What we’re watching: The map has already led several Democratic incumbents and candidates to shift their plans.
- Rep. Sean Patrick Maloney, the chair of the Democratic Congressional Campaign Committee, swiftly announced tentative plans to run in a district mostly made up of Rep. Mondaire Jones’ current district, where Maloney‘s home was drawn in.
- Jones, however, would be in a district with Rep. Jamaal Bowman, a fellow freshman with a similarly progressive profile, according to a Democratic staffer familiar with the maps. It is unclear if they would run against each other, or if Jones would run elsewhere.
- Pat Ryan, the executive of Ulster County, who was widely rumored to be planning a run for Rep. Antonio Delgado’s soon-to-be-vacant district, instead announced plans to run in Maloney’s district, where his home was drawn in.
- Republican Marc Molinaro, the executive of Dutchess County, said he will continue to run in Delgado's more GOP-leaning district despite his home county being drawn out of it.
Another district with potential drama is the 12th district, which is drawn to include the Upper East Side and Upper West Side of Manhattan.
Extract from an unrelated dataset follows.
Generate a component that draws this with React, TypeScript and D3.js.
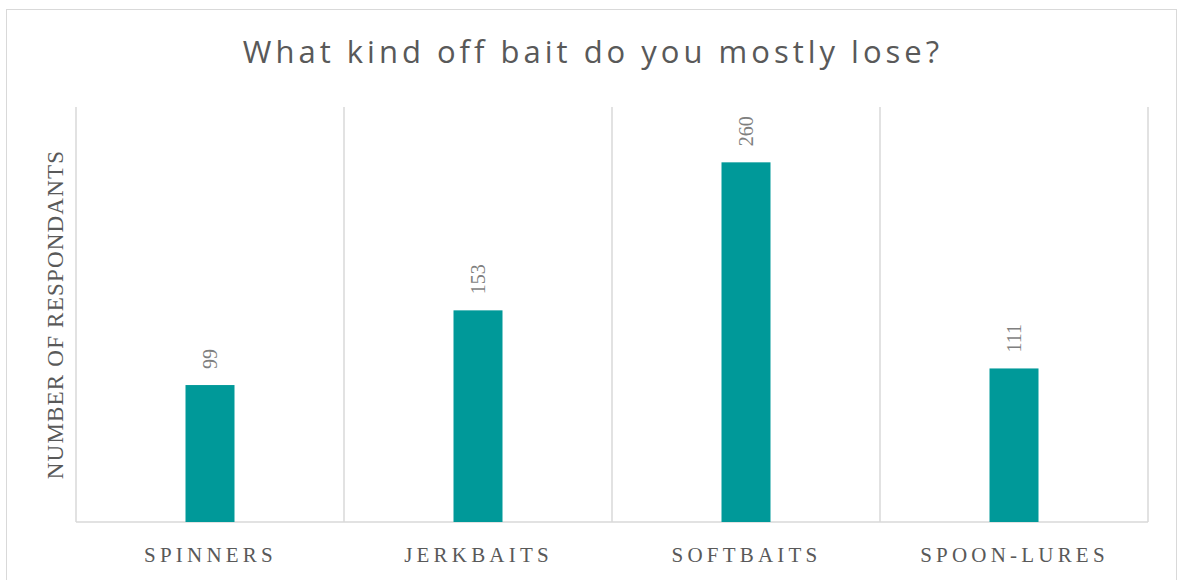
import React from "react";
import * as d3 from "d3";

const categories = ["SPINNERS", "JERKBAITS", "SOFTBAITS", "SPOON-LURES"];
const values = [99, 153, 260, 111];
const title = "What kind off bait do you mostly lose?";
const yTitle = "NUMBER OF RESPONDANTS";

export default function App() {
  const W = 1178, H = 580;
  const left = 76, right = 1148, top = 107, bottom = 522;
  const x = d3.scaleBand<string>().domain(categories).range([left, right]).paddingInner(0).paddingOuter(0);
  const y = d3.scaleLinear().domain([0, 300]).range([bottom, top]);
  const barW = 49;
  const bounds = [left, ...categories.map((c) => (x(c) as number) + x.bandwidth())];
  const teal = "#009999";
  const grid = "#d9d9d9";
  const textCol = "#595959";
  return (
    <svg width={W} height={H} style={{ position: "absolute", left: 0, top: 0, background: "#fff" }}>
      <rect x={6.5} y={9.5} width={1170} height={600} fill="#fff" stroke={grid} strokeWidth={1} />
      <text x={593} y={63} textAnchor="middle" fontFamily="'Open Sans', sans-serif" fontSize={31} letterSpacing={4} fill={textCol}>
        {title}
      </text>
      {bounds.map((b, i) => (
        <line key={i} x1={b} x2={b} y1={top} y2={bottom} stroke={grid} strokeWidth={1.5} />
      ))}
      <line x1={left} x2={right} y1={bottom} y2={bottom} stroke={grid} strokeWidth={1.5} />
      {categories.map((c, i) => {
        const cx = (x(c) as number) + x.bandwidth() / 2;
        const yt = y(values[i]);
        return (
          <g key={c}>
            <rect x={cx - barW / 2} y={yt} width={barW} height={bottom - yt} fill={teal} />
            <text
              transform={`translate(${cx + 7},${yt - 16}) rotate(-90)`}
              textAnchor="start"
              fontFamily="'Liberation Serif', serif"
              fontSize={20}
              fill="#7f7f7f"
            >
              {values[i]}
            </text>
            <text x={cx + 0.5} y={562} textAnchor="middle" fontFamily="'Liberation Serif', serif" fontSize={21} letterSpacing={4.2} fill={textCol}>
              {c}
            </text>
          </g>
        );
      })}
      <text
        transform={`translate(63,${(top + bottom) / 2}) rotate(-90)`}
        textAnchor="middle"
        fontFamily="'Liberation Serif', serif"
        fontSize={23}
        letterSpacing={1.2}
        fill={textCol}
      >
        {yTitle}
      </text>
    </svg>
  );
}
- That would place Reps. Jerrold Nadler and Carolyn Maloney, both senior Democrats who chair the Judiciary and Oversight committees respectively, together.
- Nadler and Maloney both said they both plan to run in the new 12th district.
- State Sen. Brad Hoylman said he’s “seriously considering” a run in the 10th district, which is currently Nadler’sseat but would now encompass downtown Manhattan and part of Brooklyn.